Plotting code records
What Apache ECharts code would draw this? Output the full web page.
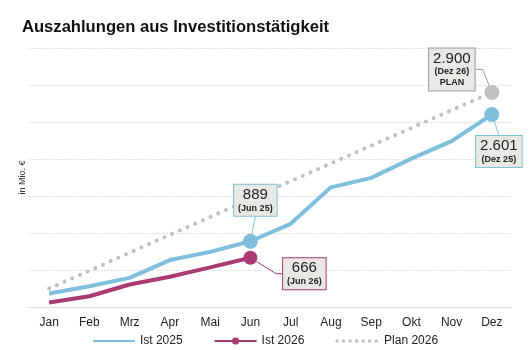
<!DOCTYPE html>
<html><head><meta charset="utf-8">
<script src="https://cdn.jsdelivr.net/npm/echarts@6/dist/echarts.min.js"></script>
<style>html,body{margin:0;padding:0;background:#fff}#c{width:530px;height:350px}</style>
</head><body><div id="c"></div>
<script>
const months = ['Jan','Feb','Mrz','Apr','Mai','Jun','Jul','Aug','Sep','Okt','Nov','Dez'];
const ist2025 = [182, 281, 394, 634, 745, 889, 1124, 1617, 1745, 2005, 2242, 2601];
const ist2026 = [60, 145, 304, 408, 535, 666];
const plan2026 = [250, 490, 735, 975, 1215, 1460, 1700, 1940, 2180, 2420, 2660, 2900];
const yTicks = [0, 500, 1000, 1500, 2000, 2500, 3000, 3500];

const C_BLUE = '#80bfdb', C_MAG = '#aa3a72', C_GRAY = '#bcc1c1', BOX_BG = '#e8e8e4';
const FONT = 'Liberation Sans, Arial, sans-serif';

function fmt(v){ return v >= 1000 ? Math.floor(v/1000) + '.' + String(v%1000).padStart(3,'0') : String(v); }

function richBox(border){
  return {
    show: true, position: 'inside', backgroundColor: BOX_BG, borderColor: border, borderWidth: 1,
    padding: [2, 4, 2, 4], align: 'center',
    rich: {
      v: {fontSize: 15, fontFamily: FONT, color: '#222', lineHeight: 16, align: 'center'},
      d: {fontSize: 9, fontWeight: 'bold', fontFamily: FONT, color: '#222', lineHeight: 11, align: 'center'}
    }
  };
}

const blueData = ist2025.map((v, i) => {
  if (i === 5) return {value: v, symbol: 'circle', symbolSize: 15,
    label: Object.assign(richBox(C_BLUE), {formatter: '{v|' + fmt(v) + '}\n{d|(Jun 25)}'})};
  if (i === 11) return {value: v, symbol: 'circle', symbolSize: 15,
    label: Object.assign(richBox(C_BLUE), {formatter: '{v|' + fmt(v) + '}\n{d|(Dez 25)}'})};
  return {value: v, symbol: 'none'};
});
const magData = ist2026.map((v, i) => {
  if (i === 5) return {value: v, symbol: 'circle', symbolSize: 14,
    label: Object.assign(richBox(C_MAG), {formatter: '{v|' + fmt(v) + '}\n{d|(Jun 26)}'})};
  return {value: v, symbol: 'none'};
});
const planData = plan2026.map((v, i) => {
  if (i === 11) return {value: v, symbol: 'circle', symbolSize: 15,
    label: Object.assign(richBox('#999'), {formatter: '{v|' + fmt(v) + '}\n{d|(Dez 26)}\n{d|PLAN}'})};
  return {value: v, symbol: 'none'};
});

const hidden = {color: 'rgba(0,0,0,0)', borderWidth: 0, opacity: 0};

const chart = echarts.init(document.getElementById('c'), null, {renderer: 'canvas'});
chart.setOption({
  animation: false,
  textStyle: {fontFamily: FONT},
  title: {text: 'Auszahlungen aus Investitionstätigkeit', left: 17, top: 14,
    textStyle: {fontSize: 16.6, fontWeight: 'bold', color: '#111', fontFamily: FONT}},
  grid: {left: 29, right: 18, top: 48, bottom: 43},
  legend: {
    top: 330, left: 'center', itemWidth: 42, itemHeight: 9, itemGap: 31,
    textStyle: {fontSize: 12, color: '#222', fontFamily: FONT},
    data: [
      {name: 'Ist 2025', itemStyle: hidden},
      {name: 'Ist 2026'},
      {name: 'Plan 2026', itemStyle: hidden, lineStyle: {type: [0.01, 6.5], width: 3.5}}
    ]
  },
  xAxis: {
    type: 'category', data: months, boundaryGap: true,
    axisLine: {lineStyle: {color: '#dcdcdc', width: 1}},
    axisTick: {show: false},
    axisLabel: {color: '#222', fontSize: 12, margin: 10, fontFamily: FONT}
  },
  yAxis: {
    type: 'value', min: yTicks[0], max: yTicks[yTicks.length-1], interval: 500,
    name: 'in Mio. €', nameLocation: 'middle', nameGap: 2, nameRotate: 90,
    nameTextStyle: {fontSize: 9, color: '#333', fontFamily: FONT},
    axisLine: {show: false}, axisTick: {show: false}, axisLabel: {show: false},
    splitLine: {lineStyle: {color: '#d6d6d6', type: [1.5, 1.5], width: 1}}
  },
  series: [
    {name: 'Plan 2026', type: 'line', data: planData, symbol: 'none', z: 2,
      itemStyle: {color: C_GRAY},
      lineStyle: {color: C_GRAY, width: 4, type: [0.01, 8.4], cap: 'round'},
      labelLine: {show: true, length2: 7, lineStyle: {color: '#999', width: 1}},
      labelLayout: function(p){ return {dx: -40, dy: -23}; }
    },
    {name: 'Ist 2025', type: 'line', data: blueData, symbol: 'none', z: 3,
      itemStyle: {color: C_BLUE},
      lineStyle: {color: C_BLUE, width: 4},
      labelLine: {show: true, lineStyle: {color: C_BLUE, width: 1}},
      labelLayout: function(p){ return p.dataIndex === 5 ? {dx: 5, dy: -41} : {dx: 7, dy: 37}; }
    },
    {name: 'Ist 2026', type: 'line', data: magData, symbol: 'circle', symbolSize: 12, z: 4,
      itemStyle: {color: C_MAG},
      lineStyle: {color: C_MAG, width: 4},
      labelLine: {show: true, length2: 6, lineStyle: {color: C_MAG, width: 1}},
      labelLayout: function(p){ return {dx: 54, dy: 16}; }
    }
  ]
});
</script></body></html>
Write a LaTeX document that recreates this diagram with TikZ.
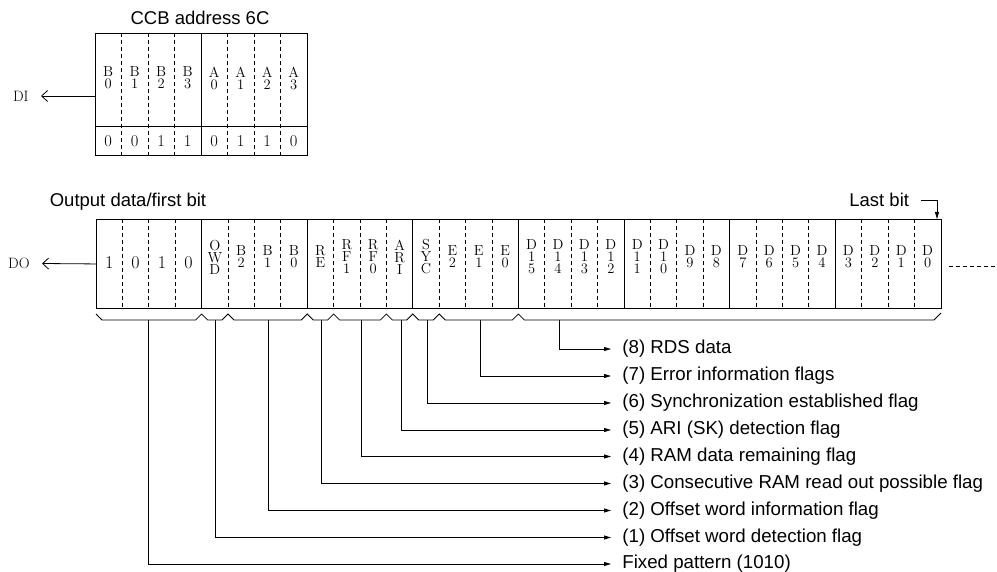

DIRECTION: Your task is to repeat the material above exactly, without its pictures.

CORRECT RESULT:
What Apache ECharts code would draw this? Output the full web page.
<!DOCTYPE html>
<html><head><meta charset="utf-8">
<script src="https://cdn.jsdelivr.net/npm/echarts@6/dist/echarts.min.js"></script>
<style>html,body{margin:0;padding:0;background:#fff}#c{width:530px;height:350px}</style>
</head><body><div id="c"></div>
<script>
const months = ['Jan','Feb','Mrz','Apr','Mai','Jun','Jul','Aug','Sep','Okt','Nov','Dez'];
const ist2025 = [182, 281, 394, 634, 745, 889, 1124, 1617, 1745, 2005, 2242, 2601];
const ist2026 = [60, 145, 304, 408, 535, 666];
const plan2026 = [250, 490, 735, 975, 1215, 1460, 1700, 1940, 2180, 2420, 2660, 2900];
const yTicks = [0, 500, 1000, 1500, 2000, 2500, 3000, 3500];

const C_BLUE = '#80bfdb', C_MAG = '#aa3a72', C_GRAY = '#bcc1c1', BOX_BG = '#e8e8e4';
const FONT = 'Liberation Sans, Arial, sans-serif';

function fmt(v){ return v >= 1000 ? Math.floor(v/1000) + '.' + String(v%1000).padStart(3,'0') : String(v); }

function richBox(border){
  return {
    show: true, position: 'inside', backgroundColor: BOX_BG, borderColor: border, borderWidth: 1,
    padding: [2, 4, 2, 4], align: 'center',
    rich: {
      v: {fontSize: 15, fontFamily: FONT, color: '#222', lineHeight: 16, align: 'center'},
      d: {fontSize: 9, fontWeight: 'bold', fontFamily: FONT, color: '#222', lineHeight: 11, align: 'center'}
    }
  };
}

const blueData = ist2025.map((v, i) => {
  if (i === 5) return {value: v, symbol: 'circle', symbolSize: 15,
    label: Object.assign(richBox(C_BLUE), {formatter: '{v|' + fmt(v) + '}\n{d|(Jun 25)}'})};
  if (i === 11) return {value: v, symbol: 'circle', symbolSize: 15,
    label: Object.assign(richBox(C_BLUE), {formatter: '{v|' + fmt(v) + '}\n{d|(Dez 25)}'})};
  return {value: v, symbol: 'none'};
});
const magData = ist2026.map((v, i) => {
  if (i === 5) return {value: v, symbol: 'circle', symbolSize: 14,
    label: Object.assign(richBox(C_MAG), {formatter: '{v|' + fmt(v) + '}\n{d|(Jun 26)}'})};
  return {value: v, symbol: 'none'};
});
const planData = plan2026.map((v, i) => {
  if (i === 11) return {value: v, symbol: 'circle', symbolSize: 15,
    label: Object.assign(richBox('#999'), {formatter: '{v|' + fmt(v) + '}\n{d|(Dez 26)}\n{d|PLAN}'})};
  return {value: v, symbol: 'none'};
});

const hidden = {color: 'rgba(0,0,0,0)', borderWidth: 0, opacity: 0};

const chart = echarts.init(document.getElementById('c'), null, {renderer: 'canvas'});
chart.setOption({
  animation: false,
  textStyle: {fontFamily: FONT},
  title: {text: 'Auszahlungen aus Investitionstätigkeit', left: 17, top: 14,
    textStyle: {fontSize: 16.6, fontWeight: 'bold', color: '#111', fontFamily: FONT}},
  grid: {left: 29, right: 18, top: 48, bottom: 43},
  legend: {
    top: 330, left: 'center', itemWidth: 42, itemHeight: 9, itemGap: 31,
    textStyle: {fontSize: 12, color: '#222', fontFamily: FONT},
    data: [
      {name: 'Ist 2025', itemStyle: hidden},
      {name: 'Ist 2026'},
      {name: 'Plan 2026', itemStyle: hidden, lineStyle: {type: [0.01, 6.5], width: 3.5}}
    ]
  },
  xAxis: {
    type: 'category', data: months, boundaryGap: true,
    axisLine: {lineStyle: {color: '#dcdcdc', width: 1}},
    axisTick: {show: false},
    axisLabel: {color: '#222', fontSize: 12, margin: 10, fontFamily: FONT}
  },
  yAxis: {
    type: 'value', min: yTicks[0], max: yTicks[yTicks.length-1], interval: 500,
    name: 'in Mio. €', nameLocation: 'middle', nameGap: 2, nameRotate: 90,
    nameTextStyle: {fontSize: 9, color: '#333', fontFamily: FONT},
    axisLine: {show: false}, axisTick: {show: false}, axisLabel: {show: false},
    splitLine: {lineStyle: {color: '#d6d6d6', type: [1.5, 1.5], width: 1}}
  },
  series: [
    {name: 'Plan 2026', type: 'line', data: planData, symbol: 'none', z: 2,
      itemStyle: {color: C_GRAY},
      lineStyle: {color: C_GRAY, width: 4, type: [0.01, 8.4], cap: 'round'},
      labelLine: {show: true, length2: 7, lineStyle: {color: '#999', width: 1}},
      labelLayout: function(p){ return {dx: -40, dy: -23}; }
    },
    {name: 'Ist 2025', type: 'line', data: blueData, symbol: 'none', z: 3,
      itemStyle: {color: C_BLUE},
      lineStyle: {color: C_BLUE, width: 4},
      labelLine: {show: true, lineStyle: {color: C_BLUE, width: 1}},
      labelLayout: function(p){ return p.dataIndex === 5 ? {dx: 5, dy: -41} : {dx: 7, dy: 37}; }
    },
    {name: 'Ist 2026', type: 'line', data: magData, symbol: 'circle', symbolSize: 12, z: 4,
      itemStyle: {color: C_MAG},
      lineStyle: {color: C_MAG, width: 4},
      labelLine: {show: true, length2: 6, lineStyle: {color: C_MAG, width: 1}},
      labelLayout: function(p){ return {dx: 54, dy: 16}; }
    }
  ]
});
</script></body></html>
Write a LaTeX document that recreates this diagram with TikZ.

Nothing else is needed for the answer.